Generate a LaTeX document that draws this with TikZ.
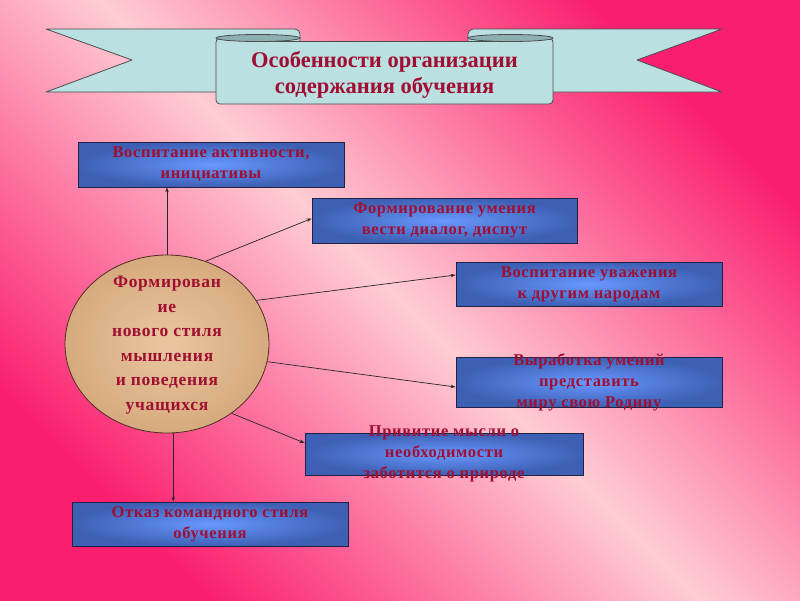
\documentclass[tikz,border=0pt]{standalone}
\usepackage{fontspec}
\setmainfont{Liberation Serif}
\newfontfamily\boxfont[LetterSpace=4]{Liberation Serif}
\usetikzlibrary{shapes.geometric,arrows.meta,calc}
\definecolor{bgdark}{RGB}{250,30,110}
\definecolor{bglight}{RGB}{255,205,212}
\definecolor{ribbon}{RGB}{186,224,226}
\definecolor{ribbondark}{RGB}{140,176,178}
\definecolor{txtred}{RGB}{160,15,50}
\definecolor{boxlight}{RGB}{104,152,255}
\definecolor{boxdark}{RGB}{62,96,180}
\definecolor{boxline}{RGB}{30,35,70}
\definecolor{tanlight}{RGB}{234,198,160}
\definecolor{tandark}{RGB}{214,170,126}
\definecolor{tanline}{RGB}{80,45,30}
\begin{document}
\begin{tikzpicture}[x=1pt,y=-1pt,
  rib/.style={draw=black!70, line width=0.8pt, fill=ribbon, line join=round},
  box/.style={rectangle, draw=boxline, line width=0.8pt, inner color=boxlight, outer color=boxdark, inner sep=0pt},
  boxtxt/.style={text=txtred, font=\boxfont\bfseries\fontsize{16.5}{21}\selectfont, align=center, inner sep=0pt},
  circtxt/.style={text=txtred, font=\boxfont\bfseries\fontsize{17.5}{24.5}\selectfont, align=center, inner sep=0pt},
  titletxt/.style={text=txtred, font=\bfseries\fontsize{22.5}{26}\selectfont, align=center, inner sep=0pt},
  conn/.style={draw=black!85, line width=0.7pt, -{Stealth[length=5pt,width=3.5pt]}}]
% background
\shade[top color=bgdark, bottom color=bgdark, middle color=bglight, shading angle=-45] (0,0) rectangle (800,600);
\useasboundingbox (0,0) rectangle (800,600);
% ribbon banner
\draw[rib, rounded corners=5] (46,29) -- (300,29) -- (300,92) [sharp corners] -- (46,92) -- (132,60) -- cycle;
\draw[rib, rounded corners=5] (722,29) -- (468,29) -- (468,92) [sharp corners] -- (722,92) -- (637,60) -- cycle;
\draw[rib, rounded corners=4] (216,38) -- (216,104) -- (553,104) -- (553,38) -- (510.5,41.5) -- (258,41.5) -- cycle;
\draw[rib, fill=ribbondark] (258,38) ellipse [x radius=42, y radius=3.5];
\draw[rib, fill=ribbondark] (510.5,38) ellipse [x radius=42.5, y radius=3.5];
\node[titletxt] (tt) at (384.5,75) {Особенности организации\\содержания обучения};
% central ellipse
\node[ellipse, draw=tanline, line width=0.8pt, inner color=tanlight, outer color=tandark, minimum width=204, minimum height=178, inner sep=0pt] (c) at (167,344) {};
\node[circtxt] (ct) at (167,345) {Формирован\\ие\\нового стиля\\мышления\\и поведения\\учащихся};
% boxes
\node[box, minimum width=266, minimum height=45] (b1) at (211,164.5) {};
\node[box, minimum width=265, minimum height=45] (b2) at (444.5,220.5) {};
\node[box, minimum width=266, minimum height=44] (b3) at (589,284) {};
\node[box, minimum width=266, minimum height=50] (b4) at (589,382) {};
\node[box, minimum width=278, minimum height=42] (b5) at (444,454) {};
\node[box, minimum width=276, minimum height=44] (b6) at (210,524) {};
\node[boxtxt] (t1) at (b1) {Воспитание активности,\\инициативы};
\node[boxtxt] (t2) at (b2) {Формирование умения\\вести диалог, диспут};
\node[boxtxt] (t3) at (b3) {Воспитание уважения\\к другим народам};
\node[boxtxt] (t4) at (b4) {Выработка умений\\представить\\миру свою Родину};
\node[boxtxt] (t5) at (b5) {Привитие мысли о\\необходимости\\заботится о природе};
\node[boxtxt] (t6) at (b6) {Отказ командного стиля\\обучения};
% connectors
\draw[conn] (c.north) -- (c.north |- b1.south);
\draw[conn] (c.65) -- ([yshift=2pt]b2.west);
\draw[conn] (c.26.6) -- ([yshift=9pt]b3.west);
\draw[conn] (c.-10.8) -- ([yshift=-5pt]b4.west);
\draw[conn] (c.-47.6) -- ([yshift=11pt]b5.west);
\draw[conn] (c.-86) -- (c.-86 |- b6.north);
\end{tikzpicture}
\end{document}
_ _ _ _ _
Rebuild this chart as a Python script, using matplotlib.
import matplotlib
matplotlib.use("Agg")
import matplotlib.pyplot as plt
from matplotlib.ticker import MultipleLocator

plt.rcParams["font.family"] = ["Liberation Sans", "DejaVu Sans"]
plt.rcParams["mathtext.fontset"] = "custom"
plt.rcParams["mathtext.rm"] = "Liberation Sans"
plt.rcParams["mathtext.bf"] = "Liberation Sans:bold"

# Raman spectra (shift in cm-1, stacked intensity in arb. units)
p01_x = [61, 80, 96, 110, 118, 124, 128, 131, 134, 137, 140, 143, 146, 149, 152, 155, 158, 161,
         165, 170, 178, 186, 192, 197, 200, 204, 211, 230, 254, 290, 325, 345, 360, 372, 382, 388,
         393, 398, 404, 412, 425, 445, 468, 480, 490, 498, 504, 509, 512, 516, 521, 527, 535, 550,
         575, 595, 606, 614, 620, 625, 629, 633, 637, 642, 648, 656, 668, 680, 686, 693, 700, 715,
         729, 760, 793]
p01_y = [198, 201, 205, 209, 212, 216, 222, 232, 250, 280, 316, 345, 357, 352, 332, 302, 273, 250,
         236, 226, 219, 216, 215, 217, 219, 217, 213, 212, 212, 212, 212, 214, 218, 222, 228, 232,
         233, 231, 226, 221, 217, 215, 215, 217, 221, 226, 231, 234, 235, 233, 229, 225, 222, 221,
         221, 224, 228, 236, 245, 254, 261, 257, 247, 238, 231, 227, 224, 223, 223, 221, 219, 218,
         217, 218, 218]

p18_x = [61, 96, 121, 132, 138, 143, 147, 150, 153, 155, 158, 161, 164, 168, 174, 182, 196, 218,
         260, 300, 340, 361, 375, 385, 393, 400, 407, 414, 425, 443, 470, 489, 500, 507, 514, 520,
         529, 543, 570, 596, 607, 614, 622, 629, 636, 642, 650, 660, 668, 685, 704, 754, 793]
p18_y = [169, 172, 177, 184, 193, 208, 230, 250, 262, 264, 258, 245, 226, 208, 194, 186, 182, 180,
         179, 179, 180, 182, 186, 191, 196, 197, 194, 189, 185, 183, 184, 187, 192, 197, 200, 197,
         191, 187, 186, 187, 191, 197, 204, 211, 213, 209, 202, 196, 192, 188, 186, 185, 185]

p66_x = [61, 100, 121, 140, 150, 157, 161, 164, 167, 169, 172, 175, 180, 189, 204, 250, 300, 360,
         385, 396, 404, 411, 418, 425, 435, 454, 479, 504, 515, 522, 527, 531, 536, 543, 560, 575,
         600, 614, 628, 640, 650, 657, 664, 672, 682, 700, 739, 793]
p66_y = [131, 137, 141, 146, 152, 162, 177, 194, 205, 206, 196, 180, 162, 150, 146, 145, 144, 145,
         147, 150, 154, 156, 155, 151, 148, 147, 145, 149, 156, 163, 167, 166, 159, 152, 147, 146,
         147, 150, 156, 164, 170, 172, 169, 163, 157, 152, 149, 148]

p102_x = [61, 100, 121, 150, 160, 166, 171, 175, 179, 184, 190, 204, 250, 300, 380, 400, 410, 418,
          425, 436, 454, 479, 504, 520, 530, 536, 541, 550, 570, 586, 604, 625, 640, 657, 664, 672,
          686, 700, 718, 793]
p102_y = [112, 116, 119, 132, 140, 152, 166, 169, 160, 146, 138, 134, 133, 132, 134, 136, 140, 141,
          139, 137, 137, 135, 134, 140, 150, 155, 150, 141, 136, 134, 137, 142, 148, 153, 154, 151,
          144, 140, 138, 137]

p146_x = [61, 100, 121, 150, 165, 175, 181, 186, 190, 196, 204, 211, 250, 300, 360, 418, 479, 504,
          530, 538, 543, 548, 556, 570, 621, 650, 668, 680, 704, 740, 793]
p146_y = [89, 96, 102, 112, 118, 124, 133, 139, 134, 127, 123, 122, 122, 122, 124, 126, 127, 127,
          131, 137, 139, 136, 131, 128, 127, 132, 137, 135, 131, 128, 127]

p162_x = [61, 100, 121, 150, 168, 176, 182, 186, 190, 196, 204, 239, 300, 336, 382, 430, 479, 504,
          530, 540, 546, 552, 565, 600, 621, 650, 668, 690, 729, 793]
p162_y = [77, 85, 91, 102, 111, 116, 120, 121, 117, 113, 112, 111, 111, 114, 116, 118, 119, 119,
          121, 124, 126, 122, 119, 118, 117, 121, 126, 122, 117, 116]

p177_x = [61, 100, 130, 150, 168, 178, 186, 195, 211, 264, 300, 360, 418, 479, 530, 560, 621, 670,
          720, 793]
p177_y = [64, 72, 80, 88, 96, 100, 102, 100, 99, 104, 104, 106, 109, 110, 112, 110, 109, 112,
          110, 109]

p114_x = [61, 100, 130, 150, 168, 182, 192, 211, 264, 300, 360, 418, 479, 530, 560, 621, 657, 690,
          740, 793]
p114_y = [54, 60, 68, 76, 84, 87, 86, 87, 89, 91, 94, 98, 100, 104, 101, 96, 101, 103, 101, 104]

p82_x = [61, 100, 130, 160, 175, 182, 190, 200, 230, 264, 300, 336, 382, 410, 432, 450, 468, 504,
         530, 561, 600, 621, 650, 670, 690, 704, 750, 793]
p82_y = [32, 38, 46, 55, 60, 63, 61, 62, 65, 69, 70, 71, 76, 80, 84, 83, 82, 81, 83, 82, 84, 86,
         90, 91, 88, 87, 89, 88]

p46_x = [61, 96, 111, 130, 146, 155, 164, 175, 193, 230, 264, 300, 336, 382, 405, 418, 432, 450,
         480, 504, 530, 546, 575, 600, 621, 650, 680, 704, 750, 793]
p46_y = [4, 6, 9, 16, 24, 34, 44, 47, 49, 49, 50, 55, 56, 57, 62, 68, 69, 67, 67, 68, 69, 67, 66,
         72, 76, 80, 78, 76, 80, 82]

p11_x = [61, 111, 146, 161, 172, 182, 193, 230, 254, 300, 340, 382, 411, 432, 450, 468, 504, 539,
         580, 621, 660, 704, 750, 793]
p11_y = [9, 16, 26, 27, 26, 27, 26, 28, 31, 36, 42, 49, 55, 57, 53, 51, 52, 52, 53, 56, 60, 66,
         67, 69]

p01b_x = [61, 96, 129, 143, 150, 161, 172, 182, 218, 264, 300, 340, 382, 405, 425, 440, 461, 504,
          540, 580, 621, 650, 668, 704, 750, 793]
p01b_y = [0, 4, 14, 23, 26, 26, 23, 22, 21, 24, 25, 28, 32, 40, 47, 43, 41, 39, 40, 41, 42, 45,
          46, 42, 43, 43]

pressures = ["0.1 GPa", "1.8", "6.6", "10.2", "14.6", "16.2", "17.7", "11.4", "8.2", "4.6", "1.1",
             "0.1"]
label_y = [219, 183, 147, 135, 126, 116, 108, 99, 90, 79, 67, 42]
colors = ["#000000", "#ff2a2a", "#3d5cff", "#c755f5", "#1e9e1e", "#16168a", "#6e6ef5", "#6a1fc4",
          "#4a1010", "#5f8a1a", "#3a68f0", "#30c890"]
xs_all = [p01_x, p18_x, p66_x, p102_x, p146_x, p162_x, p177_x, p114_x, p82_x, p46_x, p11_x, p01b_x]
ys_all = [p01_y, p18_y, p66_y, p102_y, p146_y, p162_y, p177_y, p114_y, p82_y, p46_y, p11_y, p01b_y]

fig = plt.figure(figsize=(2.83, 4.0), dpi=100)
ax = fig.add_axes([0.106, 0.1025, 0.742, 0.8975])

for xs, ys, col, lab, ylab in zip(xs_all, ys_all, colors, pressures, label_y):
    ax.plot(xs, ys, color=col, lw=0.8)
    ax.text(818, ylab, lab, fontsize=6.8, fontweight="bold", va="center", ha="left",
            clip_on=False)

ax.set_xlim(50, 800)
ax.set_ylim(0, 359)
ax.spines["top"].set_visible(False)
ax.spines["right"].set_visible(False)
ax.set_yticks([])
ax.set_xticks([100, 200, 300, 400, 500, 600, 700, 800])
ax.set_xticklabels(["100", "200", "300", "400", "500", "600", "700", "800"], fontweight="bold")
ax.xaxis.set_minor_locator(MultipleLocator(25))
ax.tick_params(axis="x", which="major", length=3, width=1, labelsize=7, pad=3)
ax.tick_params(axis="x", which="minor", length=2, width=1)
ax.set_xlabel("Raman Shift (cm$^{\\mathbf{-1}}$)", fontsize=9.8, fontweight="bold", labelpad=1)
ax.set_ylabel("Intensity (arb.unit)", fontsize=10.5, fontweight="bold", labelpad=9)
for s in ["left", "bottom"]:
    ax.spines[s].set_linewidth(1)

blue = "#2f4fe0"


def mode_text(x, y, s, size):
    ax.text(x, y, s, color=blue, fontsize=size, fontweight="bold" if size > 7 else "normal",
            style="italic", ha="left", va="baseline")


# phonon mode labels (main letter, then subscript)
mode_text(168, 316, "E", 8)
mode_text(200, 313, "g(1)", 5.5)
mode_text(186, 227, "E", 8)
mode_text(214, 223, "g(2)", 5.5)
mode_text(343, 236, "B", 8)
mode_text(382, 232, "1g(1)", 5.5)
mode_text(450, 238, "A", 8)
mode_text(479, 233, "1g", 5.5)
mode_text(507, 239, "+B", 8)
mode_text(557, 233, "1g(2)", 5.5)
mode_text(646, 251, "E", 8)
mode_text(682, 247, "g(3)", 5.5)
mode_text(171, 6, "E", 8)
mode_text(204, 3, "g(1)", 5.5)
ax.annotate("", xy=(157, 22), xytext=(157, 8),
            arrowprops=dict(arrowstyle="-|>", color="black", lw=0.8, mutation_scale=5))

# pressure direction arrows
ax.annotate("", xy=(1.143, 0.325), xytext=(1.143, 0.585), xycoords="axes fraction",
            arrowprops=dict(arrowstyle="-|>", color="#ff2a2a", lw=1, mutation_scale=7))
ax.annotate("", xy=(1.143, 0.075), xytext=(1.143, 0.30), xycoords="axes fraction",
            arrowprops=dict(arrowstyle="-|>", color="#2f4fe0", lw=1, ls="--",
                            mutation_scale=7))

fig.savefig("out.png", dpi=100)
_ _ _ _ _
Find the string "this" in the listing and return every line that holds it.

Generate a LaTeX document that draws this with TikZ.
Rebuild this chart as a Python script, using matplotlib.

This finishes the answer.